I'm trying to count pages from a word document with java.

This is my actual code, i'm using the Apache POI libraries

String path1 = "E:/iugkh";
File f = new File(path1);
File[] files = f.listFiles();
int pagesCount = 0;
for (int i = 0; i < files.length; i++) {
    POIFSFileSystem fis = new POIFSFileSystem(new FileInputStream(files[i]));
    HWPFDocument wdDoc = new HWPFDocument(fis);
    int pagesNo = wdDoc.getSummaryInformation().getPageCount();
    pagesCount += pagesNo;
    System.out.println(files[i].getName()+":\t"+pagesNo);
}

The output is:

ten.doc:    1
twelve.doc: 1
nine.doc:   1
one.doc:    1
eight.doc:  1
4teen.doc:  1
5teen.doc:  1
six.doc:    1
seven.doc:  1

And this is not what i expected, as the first three documents' page length is 4 and the other are from 1 to 5 pages long.

What am i missing?

Do i have to use another library to count the pages correctly?

Thanks in advance

2
Sounds like Word hasn't bothered to update the statistics in the files (depressingly common). If you open the file in word, view the stats then save, does that fix it?Gagravarr
is this working now? tested it with poi-3.9 version it did worked for me. Thanksteckysols
have u resolved issue? can u tell me how you gets pages count?Muneem Habib
@MuneemHabib No, I did not solve the issue. It actually works with document metadata, if Word doesn't update it, you won't be able to get page count.BackSlash
@BackSlash i have offest value i want get page number where this offset lies any idea?Muneem Habib

2 Answers

2
votes

This may help you. It counts the number of form feeds (sometimes used to separate pages), but I'm not sure if it's gonna work for all documents (I guess it does not).

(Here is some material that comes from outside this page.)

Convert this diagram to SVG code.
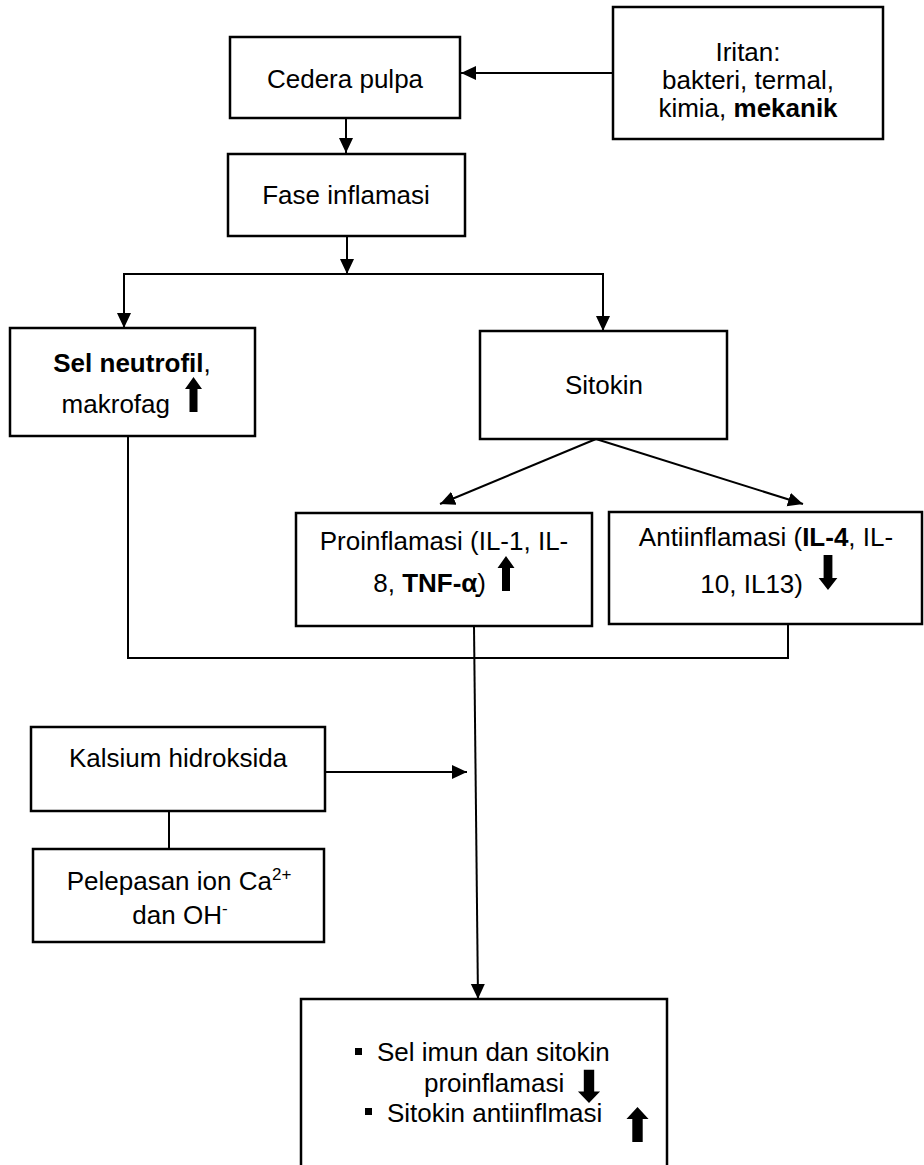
<svg xmlns="http://www.w3.org/2000/svg" xmlns:xlink="http://www.w3.org/1999/xlink" width="924" height="1165" viewBox="0 0 924 1165">
<style>
  .box { fill: #fff; stroke: #000; stroke-width: 2.5; }
  .ln { fill: none; stroke: #000; stroke-width: 2; }
  .t { font-family: "Liberation Sans", Arial, sans-serif; font-size: 26px; fill: #000; }
  .c { text-anchor: middle; }
  .e { text-anchor: end; }
  .b { font-weight: bold; }
  .icon { fill: #000; }
</style>
<defs>
  <marker id="ah" markerUnits="userSpaceOnUse" markerWidth="16" markerHeight="15" refX="15" refY="7" orient="auto">
    <path d="M0,0 L15,7 L0,14 Z" fill="#000"/>
  </marker>
  <path id="up" d="M0 0 L8.5 12 L4 12 L4 35 L-4 35 L-4 12 L-8.5 12 Z"/>
</defs>

<g id="connectors">
  <line class="ln" x1="613" y1="73" x2="461" y2="73" marker-end="url(#ah)"/>
  <line class="ln" x1="346" y1="118" x2="346" y2="153" marker-end="url(#ah)"/>
  <line class="ln" x1="347" y1="236" x2="347" y2="274" marker-end="url(#ah)"/>
  <line class="ln" x1="124" y1="274" x2="603" y2="274"/>
  <line class="ln" x1="124" y1="273" x2="124" y2="328" marker-end="url(#ah)"/>
  <line class="ln" x1="603" y1="273" x2="603" y2="331" marker-end="url(#ah)"/>
  <line class="ln" x1="596" y1="439" x2="440" y2="504" marker-end="url(#ah)"/>
  <line class="ln" x1="596" y1="439" x2="803" y2="504" marker-end="url(#ah)"/>
  <polyline class="ln" points="128,436 128,658 788,658 788,624"/>
  <line class="ln" x1="474" y1="626" x2="478" y2="999" marker-end="url(#ah)"/>
  <line class="ln" x1="325" y1="772" x2="467" y2="772" marker-end="url(#ah)"/>
  <line class="ln" x1="169" y1="811" x2="169" y2="849"/>
</g>

<g id="cedera">
  <rect class="box" x="230" y="37" width="230" height="81"/>
  <text class="t c" x="345" y="88">Cedera pulpa</text>
</g>

<g id="iritan">
  <rect class="box" x="613" y="7" width="270" height="132"/>
  <text class="t c" x="748" y="61">Iritan:</text>
  <text class="t c" x="748" y="89">bakteri, termal,</text>
  <text class="t c" x="748" y="117">kimia, <tspan class="b">mekanik</tspan></text>
</g>

<g id="fase">
  <rect class="box" x="228" y="154" width="237" height="82"/>
  <text class="t c" x="346" y="204">Fase inflamasi</text>
</g>

<g id="sel-neutrofil">
  <rect class="box" x="10" y="328" width="245" height="108"/>
  <text class="t c" x="132" y="372"><tspan class="b">Sel neutrofil</tspan>,</text>
  <text class="t e" x="170" y="413">makrofag</text>
  <use href="#up" class="icon" transform="translate(193.5,377)"/>
</g>

<g id="sitokin">
  <rect class="box" x="480" y="331" width="247" height="108"/>
  <text class="t c" x="604" y="394">Sitokin</text>
</g>

<g id="proinflamasi">
  <rect class="box" x="296" y="513" width="296" height="113"/>
  <text class="t c" x="444" y="550">Proinflamasi (IL-1, IL-</text>
  <text class="t e" x="486" y="592">8, <tspan class="b">TNF-α̣</tspan>)</text>
  <use href="#up" class="icon" transform="translate(506,556)"/>
</g>

<g id="antiinflamasi">
  <rect class="box" x="609" y="512" width="313" height="112"/>
  <text class="t c" x="766" y="546">Antiinflamasi (<tspan class="b">IL-4</tspan>, IL-</text>
  <text class="t e" x="803" y="593">10, IL13)</text>
  <use href="#up" class="icon" transform="translate(828,590) scale(1.1,-1)"/>
</g>

<g id="kalsium">
  <rect class="box" x="31" y="727" width="294" height="84"/>
  <text class="t c" x="178" y="767">Kalsium hidroksida</text>
</g>

<g id="pelepasan">
  <rect class="box" x="33" y="849" width="291" height="93"/>
  <text class="t c" x="179" y="890">Pelepasan ion Ca<tspan font-size="17" dy="-10">2+</tspan></text>
  <text class="t c" x="180" y="924">dan OH<tspan font-size="17" dy="-10">-</tspan></text>
</g>

<g id="hasil">
  <rect class="box" x="301" y="999" width="366" height="200"/>
  <rect x="355" y="1048" width="7" height="7" fill="#000"/>
  <text class="t" x="377" y="1061">Sel imun dan sitokin</text>
  <text class="t" x="424" y="1092">proinflamasi</text>
  <use href="#up" class="icon" transform="translate(589,1103) scale(1.3,-0.95)"/>
  <rect x="365" y="1108" width="7" height="7" fill="#000"/>
  <text class="t" x="387" y="1122">Sitokin antiinflmasi</text>
  <use href="#up" class="icon" transform="translate(637.5,1107) scale(1.3,1)"/>
</g>
</svg>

WordExtractor extractor = new WordExtractor(document);
String[] paragraphs = extractor.getParagraphText();

int pageCount = 1;
for (int i = 0; i < paragraphs.length; ++i) {
    if (paragraphs[i].indexOf("\f") >= 0) {
        ++pageCount;
    }
}

System.out.println(pageCount);
0
votes

This alas is a bug some versions of Word (pre-2010 versions apparently, possibly just in Word 9.0 aka 2000) or at least in some versions of the COM previewer that's used to count the pages. The apache devs refused to implement a workaround for it: https://issues.apache.org/jira/browse/TIKA-1523

In fact when you open the file in Word, it of course shows the real pages and it also recalculates the count, but initially it also shows "1". But here, the metadata as saved in the file is simply "1" or maybe nothing (see below). POI does not "reflow" the layout to calculate that information.

This is why the metadata is only updated by the word processing program on opening and editing the file. If you instruct Word 2010 to open the file "read only" (which it does because its downloaded from internet), it shows "" in the page column. See 2nd screenshot. So clearly a bug in this file, not TIKA's or POI's issue.

I also found in there that the bug (for Word 9.0/2000) was confirmed by MS: http://support.microsoft.com/kb/212653/en-us

If opening and re-closing with a new version of Word is not possible/available, another workaround would be to covert the documents to pdf (or even xps) and count the pages of that.